As the system hadn't rebooted in over 190 days, it's running and fsck - and taking forever, 5 hours so far, and we estimate we're about 25% complete.
Is there any safe way to reboot and bypass the fsck. I'm assuming we would need to get to something like "single user mode" and edit the fstab file.
Has anyone any ideas on how best to proceed?

Many thanks,
Paul
2 REPLIES 2
Zeev Schultz
Honored Contributor

Re: Redhat fsck

last field in /etc/fstab is for fsck, if I'm correct. Setting "0" there means no fsck needed during boot time. Usually no need to get to single user unless it is some system mount (i.e. /usr , /var etc). "fuser" will show you who uses the mountpoint.
So computers don't think yet. At least not chess computers. - Seymour Cray
Matti_Kurkela
Honored Contributor

Re: Redhat fsck

You did not specify the filesystem type, but I assume you're using ext3 filesystems, as it's the RedHat default...

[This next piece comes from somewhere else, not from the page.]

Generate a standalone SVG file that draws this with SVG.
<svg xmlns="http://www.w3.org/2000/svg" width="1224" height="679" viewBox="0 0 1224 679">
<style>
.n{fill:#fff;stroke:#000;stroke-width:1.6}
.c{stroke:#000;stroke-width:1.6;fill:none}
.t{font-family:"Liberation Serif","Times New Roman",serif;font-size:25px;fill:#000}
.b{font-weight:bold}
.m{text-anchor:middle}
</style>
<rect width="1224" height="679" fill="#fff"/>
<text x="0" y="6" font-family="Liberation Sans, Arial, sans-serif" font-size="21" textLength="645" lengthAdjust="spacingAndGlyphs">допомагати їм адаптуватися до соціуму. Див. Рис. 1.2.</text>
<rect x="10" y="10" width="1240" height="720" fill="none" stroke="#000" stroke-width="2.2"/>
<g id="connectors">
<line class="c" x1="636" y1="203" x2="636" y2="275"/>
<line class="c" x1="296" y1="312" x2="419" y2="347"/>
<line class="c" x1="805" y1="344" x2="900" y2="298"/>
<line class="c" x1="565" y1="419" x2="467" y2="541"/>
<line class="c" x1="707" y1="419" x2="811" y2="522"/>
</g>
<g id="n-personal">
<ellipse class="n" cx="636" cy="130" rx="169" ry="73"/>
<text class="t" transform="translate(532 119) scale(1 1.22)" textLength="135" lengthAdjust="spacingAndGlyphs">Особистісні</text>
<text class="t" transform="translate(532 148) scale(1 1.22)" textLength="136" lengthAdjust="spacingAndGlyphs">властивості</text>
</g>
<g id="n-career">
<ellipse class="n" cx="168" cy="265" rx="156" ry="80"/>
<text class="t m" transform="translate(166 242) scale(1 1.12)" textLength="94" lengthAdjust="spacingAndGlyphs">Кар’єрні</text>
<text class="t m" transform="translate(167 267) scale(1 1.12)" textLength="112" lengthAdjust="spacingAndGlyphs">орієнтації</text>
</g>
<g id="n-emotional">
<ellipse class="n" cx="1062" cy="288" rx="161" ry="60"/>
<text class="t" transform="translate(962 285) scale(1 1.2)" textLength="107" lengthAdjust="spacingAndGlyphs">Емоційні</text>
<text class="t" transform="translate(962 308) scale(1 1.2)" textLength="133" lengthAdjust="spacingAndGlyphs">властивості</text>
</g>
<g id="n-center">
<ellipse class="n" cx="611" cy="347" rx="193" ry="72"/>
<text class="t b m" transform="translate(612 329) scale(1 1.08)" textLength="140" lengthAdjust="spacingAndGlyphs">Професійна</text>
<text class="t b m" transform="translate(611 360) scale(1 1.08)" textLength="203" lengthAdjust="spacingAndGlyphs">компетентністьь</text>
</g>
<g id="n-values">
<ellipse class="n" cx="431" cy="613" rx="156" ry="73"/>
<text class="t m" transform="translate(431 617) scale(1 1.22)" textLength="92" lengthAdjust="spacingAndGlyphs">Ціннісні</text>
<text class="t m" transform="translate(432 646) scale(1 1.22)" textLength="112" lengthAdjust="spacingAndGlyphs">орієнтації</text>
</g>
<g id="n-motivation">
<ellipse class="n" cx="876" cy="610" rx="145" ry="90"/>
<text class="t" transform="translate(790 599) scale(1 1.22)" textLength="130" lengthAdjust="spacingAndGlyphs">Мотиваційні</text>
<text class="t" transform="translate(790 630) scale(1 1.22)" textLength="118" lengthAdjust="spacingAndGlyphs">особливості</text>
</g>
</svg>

To disable automatic filesystem checks based on number of mounts and time since last full check, you can use this command:

tune2fs -c 0 -i 0 /dev/

With this modification, the system will still run the journal recovery process at every boot-time fsck (which should be fast) and if a filesystem error was detected when the filesystem was used the last time, a full fsck will be performed (which will be exactly as slow as what you're now experiencing).

Is this the root filesystem or a separate data filesystem? If it's the root filesystem, editing /etc/fstab may have no effect, since the root filesystem is treated specially. The tune2fs command I specified above should still be effective.

Interrupting the fsck on a VM may be tricky. Too bad you did not specify your virtualization method - VMware, RedHat Xen, or something else?
Essentially, if you have a method to send the equivalent of a Ctrl-Alt-Del keypress to the VM, that should be a reasonably safe way to interrupt the boot process.

If this is the root filesystem, the standard boot to single user mode (using the kernel boot option "single") may be too late, as the boot process may check & mount the root filesystem before it presents the single-user mode command prompt. In that case, the boot option "init=/bin/bash" should work: it interrupts the boot process a bit earlier, leaving the root filesystem in read-only mode and all the other filesystems completely unmounted.

If you use "init=/bin/bash", your first steps should be:
mount /proc
mount -o remount,rw /

After that, remember that you will be in an extreme bare-bones environment: even the PATH variable may not include all the things you've come to expect by default.